ELN European Literacy Network – Winterthur Conference
From 7 to 9 February 2018 the ELN Conference took place at the LCC (now ILC) in Winterthur. Working groups presented their outputs from the COST-Action as well as planned the final year of the Action by discussing the relationships with partners and stakeholders and by preparing for the 2018 Literacy Summit.

Programme
Opening Talk

Daniel Perrin, Zurich University of Applied Sciences
Daniel Perrin, born 1961 in Bern, Switzerland, is Professor of Applied Linguistics, Director at Zurich University of Applied Sciences, President of the International Association of Applied Linguistics AILA as well as Co-Editor of the International Journal of Applied Linguistics and the de Gruyter Handbook of Applied Linguistics Series. His main areas of research and teaching are text linguistics, methodology of applied linguistics, text production research, and analysis of language in the media and in professional communication.
On, for, and with Practitioners: A Transdisciplinary Approach to Investigating Literacy
In my presentation, I argue why research on practitioners should be turned into research with and for practitioners (Cameron, Frazer, Rampton, & Richardson, 1992, 22). Methodologically, I draw on two decades of multimethod research and knowledge transformation at the interface of applied linguistics and transdisciplinary action research in the field of literacy, writing, and text production. Empirically, the presentation is based on large corpora of data collected in multilingual and multicultural workplaces.

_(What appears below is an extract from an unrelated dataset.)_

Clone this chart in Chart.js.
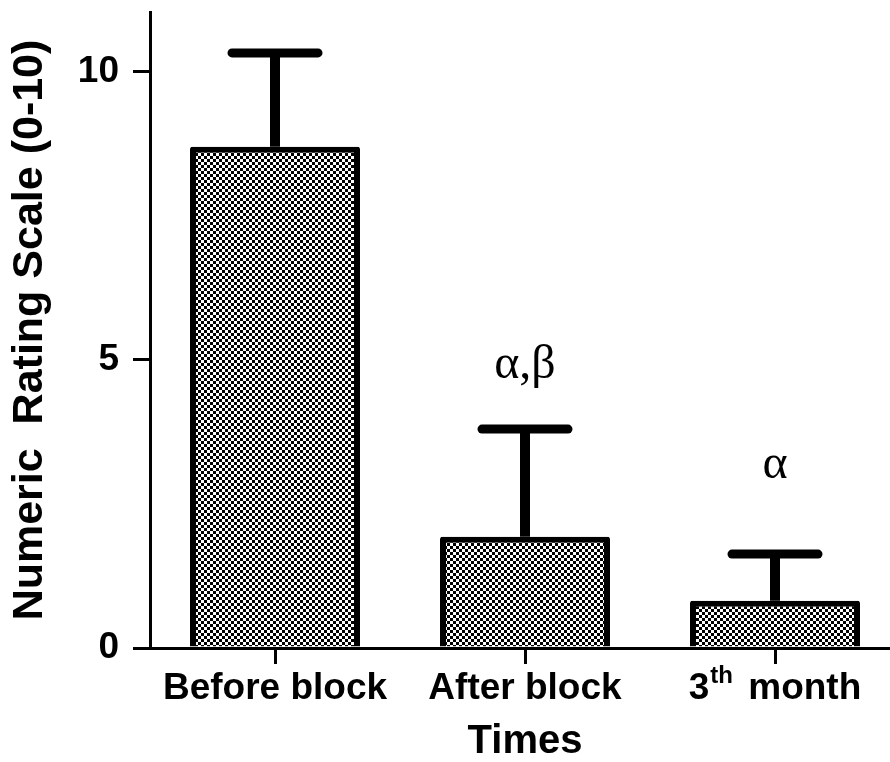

First, I explain transdisciplinary action research as a theoretical framework that enables researchers and practitioners to collaboratively develop sustainable solutions to real-world problems in which language use in general and writing in particular play a substantial role. Then, progression analysis is explained as a multimethod approach to investigate text production practices in natural environments such as workplaces. Examples from four domains (education, finance, translation, and journalism) illustrate what value transdisciplinarity can add to writing research. An in-depth analysis offers step-by-step understanding of the trajectory from a real-world problem to a sustainable solution.

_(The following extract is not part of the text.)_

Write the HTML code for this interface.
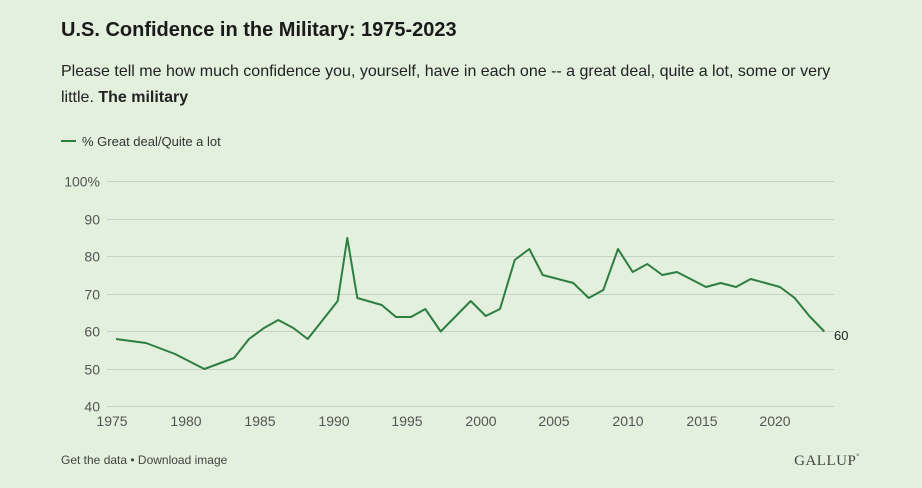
<!DOCTYPE html>
<html><head><meta charset="utf-8"><style>
body{margin:0;background:#e2f0dd;width:922px;height:488px;overflow:hidden;font-family:"Liberation Sans",sans-serif;color:#222}
.t{position:absolute;left:61px;top:19px;font-size:20px;font-weight:bold;color:#1a1a1a}
.s{position:absolute;left:61px;top:59px;width:800px;font-size:16px;line-height:26px;color:#222}
</style></head><body>
<div class="t">U.S. Confidence in the Military: 1975-2023</div>
<div class="s">Please tell me how much confidence you, yourself, have in each one -- a great deal, quite a lot, some or very little. <b>The military</b></div>
<svg width="922" height="488" style="position:absolute;left:0;top:0" font-family="Liberation Sans, sans-serif">
<line x1="61" y1="141" x2="76" y2="141" stroke="#2e7d43" stroke-width="2"/>
<text x="82" y="146" font-size="13" fill="#333">% Great deal/Quite a lot</text>
<g stroke="#c5d3c2" stroke-width="1">
<line x1="107" x2="834" y1="181.5" y2="181.5"/><line x1="107" x2="834" y1="219.5" y2="219.5"/>
<line x1="107" x2="834" y1="256.5" y2="256.5"/><line x1="107" x2="834" y1="294.5" y2="294.5"/>
<line x1="107" x2="834" y1="331.5" y2="331.5"/><line x1="107" x2="834" y1="369.5" y2="369.5"/>
<line x1="107" x2="834" y1="406.5" y2="406.5"/></g>
<g font-size="14" fill="#555" text-anchor="end">
<text x="100" y="186.5">100%</text><text x="100" y="224.5">90</text><text x="100" y="261.5">80</text>
<text x="100" y="299.5">70</text><text x="100" y="336.5">60</text><text x="100" y="374.5">50</text><text x="100" y="411.5">40</text></g>
<g font-size="14" fill="#555" text-anchor="middle">
<text x="112" y="426">1975</text><text x="186" y="426">1980</text><text x="260" y="426">1985</text>
<text x="334" y="426">1990</text><text x="407" y="426">1995</text><text x="481" y="426">2000</text>
<text x="554" y="426">2005</text><text x="628" y="426">2010</text><text x="702" y="426">2015</text><text x="775" y="426">2020</text></g>
<polyline fill="none" stroke="#2e7d43" stroke-width="2" stroke-linejoin="round" points="116,339 146,343 175,354 204.3,369 234,358 249,339 264,328 278.3,320 293.3,328 307.7,339 337.7,301 347.3,238 357.3,298 381.7,305 396,317 411,317 425.3,309 440.7,331.5 470.7,301 485.7,316 500,309 514.7,260 529.3,249 542.7,275 573.3,283 588.7,298 603.3,290 618,249 632.7,272 647.3,264 662.3,275 677,272 706,287 720.7,283 736,287 750.7,279 780,287 794.7,298 809.3,316 824.3,331.5"/>
<text x="834" y="340" font-size="13" fill="#222">60</text>
<text x="61" y="464" font-size="12" fill="#444">Get the data • Download image</text>
<text x="860" y="465" font-size="15" fill="#444" text-anchor="end" font-family="Liberation Serif, serif" letter-spacing="0.5">GALLUP<tspan font-size="8" dy="-6">°</tspan></text>
</svg>
</body></html>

I conclude by suggesting three empirically-based measures for research on literacy that contribute to the development of both theory and practice.

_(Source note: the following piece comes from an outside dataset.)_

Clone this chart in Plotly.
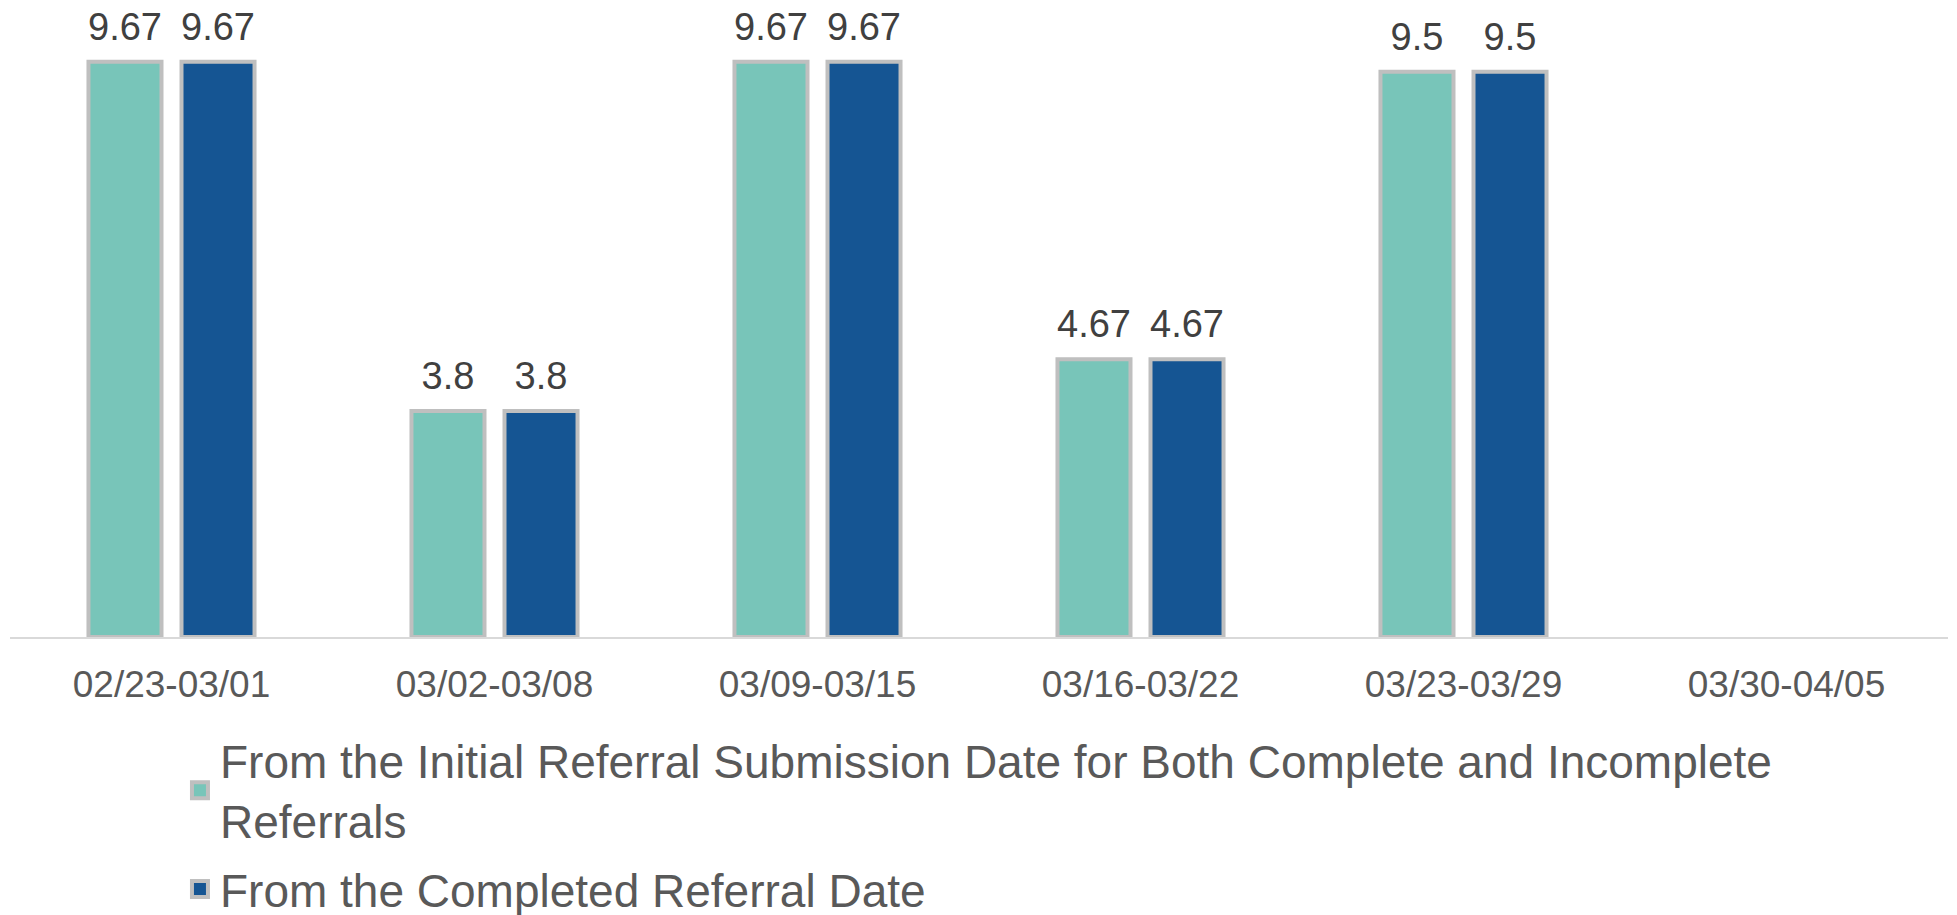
import plotly.graph_objects as go

weeks = ["02/23-03/01", "03/02-03/08", "03/09-03/15", "03/16-03/22", "03/23-03/29", "03/30-04/05"]
from_initial = [9.67, 3.8, 9.67, 4.67, 9.5, None]
from_completed = [9.67, 3.8, 9.67, 4.67, 9.5, None]

series_names = [
    "From the Initial Referral Submission Date for Both Complete and Incomplete<br>Referrals",
    "From the Completed Referral Date",
]
colors = ["#78C5B9", "#155593"]

FONT = "Liberation Sans, Arial, sans-serif"
BORDER = "#BFBFBF"
GAP = 0.424

fig = go.Figure()
for name, vals, color in zip(series_names, [from_initial, from_completed], colors):
    fig.add_trace(go.Bar(
        x=weeks,
        y=vals,
        name=name,
        showlegend=False,
        marker=dict(color=color, line=dict(color=BORDER, width=4)),
        hoverinfo="skip",
    ))

# value labels, grouped like the bars, lifted above the bar tops
for i, vals in enumerate([from_initial, from_completed]):
    fig.add_trace(go.Scatter(
        x=weeks,
        y=vals,
        mode="markers+text",
        marker=dict(size=18, opacity=0),
        text=[("" if v is None else f"{v:g}") for v in vals],
        textposition="top center",
        textfont=dict(family=FONT, size=38, color="#404040"),
        alignmentgroup="labels",
        offsetgroup=f"s{i}",
        showlegend=False,
        cliponaxis=False,
        hoverinfo="skip",
    ))

# legend entries with bigger square symbols
for i, (name, color) in enumerate(zip(series_names, colors)):
    fig.add_trace(go.Scatter(
        x=[None],
        y=[None],
        mode="markers",
        name=name,
        legendgroup=f"g{i}",
        alignmentgroup="legend",
        marker=dict(symbol="square", size=22, color=color, line=dict(color=BORDER, width=4)),
    ))

fig.update_layout(
    width=1949,
    height=907,
    margin=dict(l=2, r=9, t=34, b=278),
    paper_bgcolor="white",
    plot_bgcolor="white",
    barmode="group",
    bargap=GAP,
    bargroupgap=0.215,
    scattermode="group",
    scattergap=GAP,
    font=dict(family=FONT, color="#595959"),
    showlegend=True,
    legend=dict(
        orientation="v",
        x=0.0877,
        xanchor="left",
        yref="container",
        y=0.2106,
        yanchor="top",
        font=dict(family=FONT, size=46, color="#595959"),
        bgcolor="rgba(0,0,0,0)",
        tracegroupgap=6,
        itemsizing="trace",
    ),
    xaxis=dict(
        showline=True,
        linecolor="#D9D9D9",
        linewidth=2,
        showgrid=False,
        ticks="outside",
        ticklen=14,
        tickcolor="rgba(0,0,0,0)",
        tickfont=dict(family=FONT, size=37, color="#595959"),
    ),
    yaxis=dict(
        range=[0, 10],
        visible=False,
        showgrid=False,
    ),
)

fig.write_html("out.html")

The presentation is based on the author’s contribution to the 50th Anniversary publication of the Dartmouth Institute for Writing and Rhetoric.
Keynote

Catherine McBride, The Chinese University of Hong Kong
Catherine McBride is Professor of Developmental Psychology at The Chinese University of Hong Kong and currently a Senior Fellow at the Freiburg Institute for Advanced Study (FRIAS), working on a book on dyslexia across cultures. The author of over 200 peer-reviewed journal articles, she is a past President of the Society for the Scientific Study of Reading and current President of the Association for Reading and Writing in Asia. She is a Fellow of the Association for Psychological Science and has served as an Associate Editor of four journals (currently, for the International Journal of Behavioral Development) and one international encyclopedia. Her main research area is reading development and impairment across cultures, and she is currently the PI on a large-scale grant (Collaborative Research Fund, Hong Kong) focused on the genetics, neuroscience, and cognitive underpinnings of children’s reading and writing in Chinese and English.